I Like Big Books and I Cannot Lie
As I've expressed in this space in many ways, reading is an important activity for me. It hits people in different ways, but for me it is leisure and habit and education and escape all wrapped up together.
Of course, what I read is as important as that I read, and of late I've tried to diversify in terms of author perspectives and literary genres. Namely, non-fiction by old white guys is giving way to a plethora of stories and insights. And I am richer for it.
Another way I am trying to mix things up is to mix in very long reads. I typically average a book a week, which usually means a book every 10 days and then a glop of books at different times of the year (e.g. vacation, long trips). Some books are shorter and some longer, but a 250- to 300-page book read at a speed of about 25-30 pages every night works out to about 10 days a book.
Long reads, by contrast, might be several hundred pages, extending my foray into them beyond a week and change. Brothers Karamazov or Power Broker, for example, were practically month-long journeys. I obviously pick high-caliber long reads - who wants to waste that much time with a bad read - but there's something more than just the quality of the book that makes a long read such an immersive experience.

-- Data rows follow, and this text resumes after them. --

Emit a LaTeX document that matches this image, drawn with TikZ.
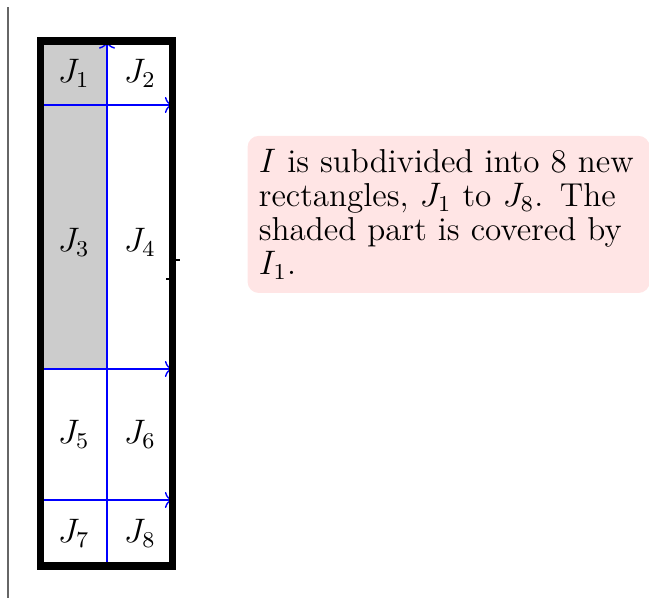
\documentclass[tikz,border=0pt]{standalone}
\usepackage{tikz}
\usetikzlibrary{positioning}
\usetikzlibrary{calc}
\usetikzlibrary{arrows.meta}
\usepackage{amsmath}

\tikzset{
    cut/.style={draw=blue, ->, line width=0.5pt},
    note/.style={fill=red!10, rounded corners=4pt, inner sep=4pt, text width=4.71cm, align=left, minimum height=1.95cm}
}

\begin{document}
\begin{tikzpicture}[font=\fontsize{11.7pt}{11.9pt}\selectfont]
    \useasboundingbox (0,0) rectangle (8.054,7.421);
    \draw[gray!80!black, line width=0.4pt] (0.099,7.334) -- (0.099,0);
    % shaded part
    \fill[black!20] (0.503,2.842) rectangle (1.328,6.912);
    % the grid
    \coordinate (bl) at (0.503,0.397);
    \coordinate (tr) at (2.141,6.912);
    \coordinate (vb) at (1.328,0.397);
    \coordinate (vt) at (1.328,6.912);
    \foreach \y/\n in {6.118/a, 2.842/b, 1.216/c} {
        \coordinate (h\n l) at (0.503,\y);
        \coordinate (h\n r) at (2.141,\y);
        \draw[cut] (h\n l) -- (h\n r);
    }
    \draw[cut] (vb) -- (vt);
    \draw[line width=2.7pt] (bl) rectangle (tr);
    \draw (2.18,4.195) -- (2.234,4.195);
    \draw (2.06,3.959) -- (2.11,3.959);
    % labels
    \foreach \y/\a/\b in {6.515/1/2, 4.418/3/4, 2.029/5/6, 0.807/7/8} {
        \node (J\a) at (0.915,\y) {$J_{\a}$};
        \node (J\b) at (1.735,\y) {$J_{\b}$};
    }
    \node[note, anchor=west] (info) at (3.065,4.76) {$I$ is subdivided into 8 new rectangles, $J_1$ to $J_8$. The shaded part is covered by\\ $I_1$.};
\end{tikzpicture}
\end{document}
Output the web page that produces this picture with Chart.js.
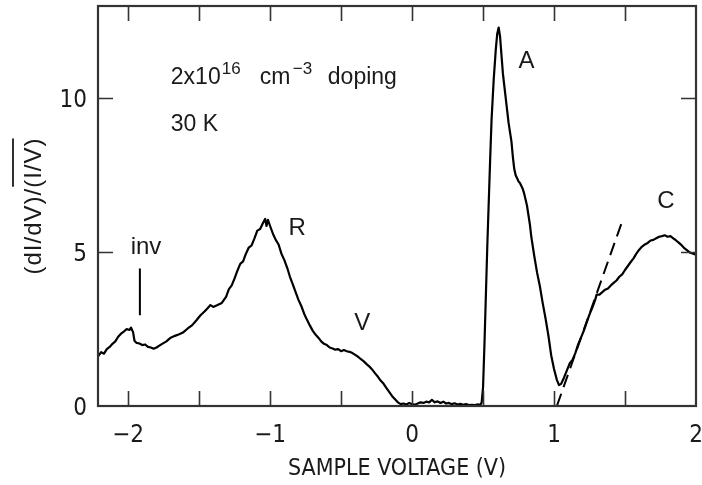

Reading helps ground me, and being in one title for that long really takes me deep into the read, leaving an impact that touches the rest of my life and leaves a far deeper impression than another title I'm in and out of in barely a week. That makes sense, right?
Don't know if I have the patience to do long reads all the time, but glad to have sprinkled them into my routine. And now I must ask: what's a long read you'd recommend?